## [Aim]
In the material below, find all lines with the string "this" and copy them.

## [Provided data]
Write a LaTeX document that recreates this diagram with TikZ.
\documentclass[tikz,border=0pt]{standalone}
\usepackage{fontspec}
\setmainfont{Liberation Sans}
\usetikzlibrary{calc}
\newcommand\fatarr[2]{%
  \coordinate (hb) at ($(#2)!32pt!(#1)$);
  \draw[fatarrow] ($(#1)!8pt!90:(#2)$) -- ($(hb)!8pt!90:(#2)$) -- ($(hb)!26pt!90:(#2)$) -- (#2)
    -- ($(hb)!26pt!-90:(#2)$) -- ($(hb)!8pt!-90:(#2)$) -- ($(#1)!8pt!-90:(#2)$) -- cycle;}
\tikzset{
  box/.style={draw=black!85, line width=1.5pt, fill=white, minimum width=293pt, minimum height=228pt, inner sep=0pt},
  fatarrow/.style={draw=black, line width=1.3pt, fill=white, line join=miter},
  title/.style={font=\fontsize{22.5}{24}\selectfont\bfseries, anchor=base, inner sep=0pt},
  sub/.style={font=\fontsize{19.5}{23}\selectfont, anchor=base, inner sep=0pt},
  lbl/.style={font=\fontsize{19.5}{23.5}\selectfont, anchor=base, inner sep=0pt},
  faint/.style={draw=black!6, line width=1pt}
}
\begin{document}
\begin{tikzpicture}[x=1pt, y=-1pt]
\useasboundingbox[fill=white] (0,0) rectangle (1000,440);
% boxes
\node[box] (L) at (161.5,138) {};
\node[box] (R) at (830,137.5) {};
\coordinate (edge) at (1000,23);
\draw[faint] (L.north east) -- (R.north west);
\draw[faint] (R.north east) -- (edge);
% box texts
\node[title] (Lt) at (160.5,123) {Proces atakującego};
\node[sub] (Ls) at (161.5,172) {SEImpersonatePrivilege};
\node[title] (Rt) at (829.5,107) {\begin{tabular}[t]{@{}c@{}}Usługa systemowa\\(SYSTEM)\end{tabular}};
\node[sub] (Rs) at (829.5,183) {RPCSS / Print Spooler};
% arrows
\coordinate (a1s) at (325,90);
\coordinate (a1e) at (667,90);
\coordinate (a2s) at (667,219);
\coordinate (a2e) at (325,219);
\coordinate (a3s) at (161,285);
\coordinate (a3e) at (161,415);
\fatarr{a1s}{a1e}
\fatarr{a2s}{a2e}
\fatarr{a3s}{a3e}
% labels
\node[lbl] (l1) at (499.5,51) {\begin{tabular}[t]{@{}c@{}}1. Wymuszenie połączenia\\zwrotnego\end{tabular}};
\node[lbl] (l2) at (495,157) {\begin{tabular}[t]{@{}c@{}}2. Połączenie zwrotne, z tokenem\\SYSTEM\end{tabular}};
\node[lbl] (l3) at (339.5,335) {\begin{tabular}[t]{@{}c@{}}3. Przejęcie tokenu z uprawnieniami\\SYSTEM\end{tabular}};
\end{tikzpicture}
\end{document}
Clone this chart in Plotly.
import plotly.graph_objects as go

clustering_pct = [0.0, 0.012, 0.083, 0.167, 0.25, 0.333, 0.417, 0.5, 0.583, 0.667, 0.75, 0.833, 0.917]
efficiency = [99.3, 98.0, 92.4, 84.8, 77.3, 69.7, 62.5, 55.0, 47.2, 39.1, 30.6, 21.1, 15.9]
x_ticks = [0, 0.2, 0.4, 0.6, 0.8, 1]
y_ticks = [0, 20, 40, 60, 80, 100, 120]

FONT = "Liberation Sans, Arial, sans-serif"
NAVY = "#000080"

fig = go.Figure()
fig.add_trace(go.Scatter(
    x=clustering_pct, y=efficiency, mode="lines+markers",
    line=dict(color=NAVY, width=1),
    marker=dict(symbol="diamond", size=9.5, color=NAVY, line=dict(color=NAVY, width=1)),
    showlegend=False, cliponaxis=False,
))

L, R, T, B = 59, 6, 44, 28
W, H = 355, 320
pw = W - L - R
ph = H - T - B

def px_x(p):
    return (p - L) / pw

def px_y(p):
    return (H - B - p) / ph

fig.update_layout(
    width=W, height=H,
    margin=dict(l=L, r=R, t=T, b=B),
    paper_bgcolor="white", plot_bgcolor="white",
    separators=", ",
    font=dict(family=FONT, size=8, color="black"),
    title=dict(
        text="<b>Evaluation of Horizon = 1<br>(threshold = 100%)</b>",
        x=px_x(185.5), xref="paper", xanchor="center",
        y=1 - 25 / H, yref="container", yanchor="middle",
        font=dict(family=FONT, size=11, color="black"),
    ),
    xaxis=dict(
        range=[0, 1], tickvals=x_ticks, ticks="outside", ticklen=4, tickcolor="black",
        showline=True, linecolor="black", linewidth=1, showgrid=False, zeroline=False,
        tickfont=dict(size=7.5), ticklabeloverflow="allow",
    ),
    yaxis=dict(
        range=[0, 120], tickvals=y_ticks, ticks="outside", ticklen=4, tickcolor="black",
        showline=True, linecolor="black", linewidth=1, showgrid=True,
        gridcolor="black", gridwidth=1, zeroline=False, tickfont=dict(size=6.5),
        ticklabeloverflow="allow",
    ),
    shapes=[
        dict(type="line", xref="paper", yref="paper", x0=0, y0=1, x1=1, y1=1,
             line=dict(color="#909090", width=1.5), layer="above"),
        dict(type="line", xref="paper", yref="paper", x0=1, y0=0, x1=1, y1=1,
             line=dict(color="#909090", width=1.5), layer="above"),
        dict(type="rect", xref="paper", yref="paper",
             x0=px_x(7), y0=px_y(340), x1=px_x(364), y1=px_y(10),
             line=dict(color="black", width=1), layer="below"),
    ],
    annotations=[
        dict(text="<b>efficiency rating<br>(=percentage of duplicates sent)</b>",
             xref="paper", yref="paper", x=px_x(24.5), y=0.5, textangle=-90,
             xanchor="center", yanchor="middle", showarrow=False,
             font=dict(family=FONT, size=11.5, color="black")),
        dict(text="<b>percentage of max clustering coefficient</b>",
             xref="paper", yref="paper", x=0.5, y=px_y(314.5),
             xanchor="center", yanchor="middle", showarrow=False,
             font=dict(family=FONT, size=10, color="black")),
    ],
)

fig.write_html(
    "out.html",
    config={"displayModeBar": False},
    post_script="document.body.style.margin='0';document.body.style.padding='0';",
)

* * *

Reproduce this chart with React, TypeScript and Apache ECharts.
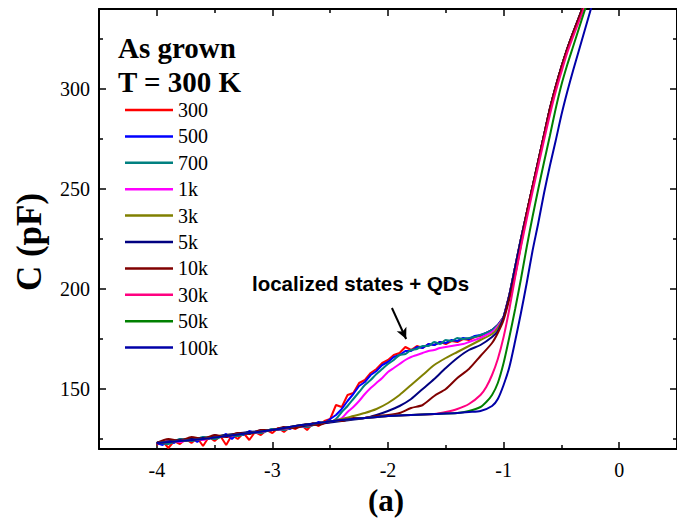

## [Answer]
Write a LaTeX document that recreates this diagram with TikZ.
Clone this chart in Plotly.
Reproduce this chart with React, TypeScript and Apache ECharts.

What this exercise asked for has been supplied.